>> Start

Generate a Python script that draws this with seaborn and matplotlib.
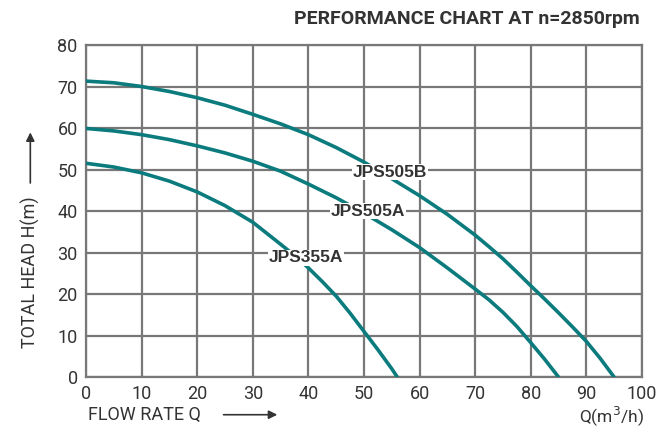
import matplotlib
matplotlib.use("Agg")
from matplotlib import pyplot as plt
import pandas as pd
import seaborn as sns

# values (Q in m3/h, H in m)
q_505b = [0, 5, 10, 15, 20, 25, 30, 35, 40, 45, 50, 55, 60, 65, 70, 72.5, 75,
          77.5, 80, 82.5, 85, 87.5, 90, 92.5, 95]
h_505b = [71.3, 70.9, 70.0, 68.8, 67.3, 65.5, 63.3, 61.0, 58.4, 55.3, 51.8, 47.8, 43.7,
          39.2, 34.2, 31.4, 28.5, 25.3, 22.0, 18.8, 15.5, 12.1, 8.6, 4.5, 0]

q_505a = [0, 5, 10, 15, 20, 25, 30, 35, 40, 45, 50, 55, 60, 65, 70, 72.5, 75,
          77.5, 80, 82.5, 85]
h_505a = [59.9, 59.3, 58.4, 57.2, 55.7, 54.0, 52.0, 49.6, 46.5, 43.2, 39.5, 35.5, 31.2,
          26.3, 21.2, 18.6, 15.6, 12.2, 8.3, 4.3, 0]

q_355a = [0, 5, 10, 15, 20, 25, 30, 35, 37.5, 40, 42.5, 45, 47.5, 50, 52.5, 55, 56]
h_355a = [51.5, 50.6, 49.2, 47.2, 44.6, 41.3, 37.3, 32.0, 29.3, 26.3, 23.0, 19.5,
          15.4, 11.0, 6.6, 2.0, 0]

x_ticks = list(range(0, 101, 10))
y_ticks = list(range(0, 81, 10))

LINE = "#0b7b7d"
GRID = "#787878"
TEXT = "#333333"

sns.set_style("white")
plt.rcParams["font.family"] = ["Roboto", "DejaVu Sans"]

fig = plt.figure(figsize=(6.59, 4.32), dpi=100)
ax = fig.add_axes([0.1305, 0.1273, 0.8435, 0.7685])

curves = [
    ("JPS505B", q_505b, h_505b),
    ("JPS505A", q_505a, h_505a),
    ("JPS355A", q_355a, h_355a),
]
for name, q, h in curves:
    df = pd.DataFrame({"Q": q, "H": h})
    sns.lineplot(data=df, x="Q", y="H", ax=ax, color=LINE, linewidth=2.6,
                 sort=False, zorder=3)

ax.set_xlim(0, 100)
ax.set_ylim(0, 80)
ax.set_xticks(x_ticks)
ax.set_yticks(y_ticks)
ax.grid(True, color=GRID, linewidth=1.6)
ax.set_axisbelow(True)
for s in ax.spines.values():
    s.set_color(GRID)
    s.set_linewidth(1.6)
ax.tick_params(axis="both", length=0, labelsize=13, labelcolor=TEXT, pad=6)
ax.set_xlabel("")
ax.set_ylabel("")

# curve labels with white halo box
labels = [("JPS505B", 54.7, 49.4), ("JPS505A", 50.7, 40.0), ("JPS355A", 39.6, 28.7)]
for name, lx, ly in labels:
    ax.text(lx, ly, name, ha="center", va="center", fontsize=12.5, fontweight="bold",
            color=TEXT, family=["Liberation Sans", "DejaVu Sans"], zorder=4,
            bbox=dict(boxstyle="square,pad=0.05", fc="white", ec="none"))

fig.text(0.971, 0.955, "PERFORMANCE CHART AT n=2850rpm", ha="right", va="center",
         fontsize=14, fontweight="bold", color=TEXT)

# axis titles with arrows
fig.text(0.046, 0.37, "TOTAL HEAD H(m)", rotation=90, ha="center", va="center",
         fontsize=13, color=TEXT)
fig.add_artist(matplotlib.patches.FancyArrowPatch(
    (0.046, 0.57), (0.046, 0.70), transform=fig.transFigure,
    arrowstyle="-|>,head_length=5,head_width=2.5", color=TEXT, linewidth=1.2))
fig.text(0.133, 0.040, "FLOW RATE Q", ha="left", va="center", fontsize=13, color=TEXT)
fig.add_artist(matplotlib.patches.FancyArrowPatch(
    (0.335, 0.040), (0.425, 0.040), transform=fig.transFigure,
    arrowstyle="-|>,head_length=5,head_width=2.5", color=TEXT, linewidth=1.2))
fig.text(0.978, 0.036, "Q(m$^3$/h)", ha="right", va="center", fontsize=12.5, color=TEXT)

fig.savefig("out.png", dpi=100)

>> End

◆ **Given task**: Point out every line holding the string "seaborn" and copy it.

◆ **The reply**:
Generate a Python script that draws this with seaborn and matplotlib.
import seaborn as sns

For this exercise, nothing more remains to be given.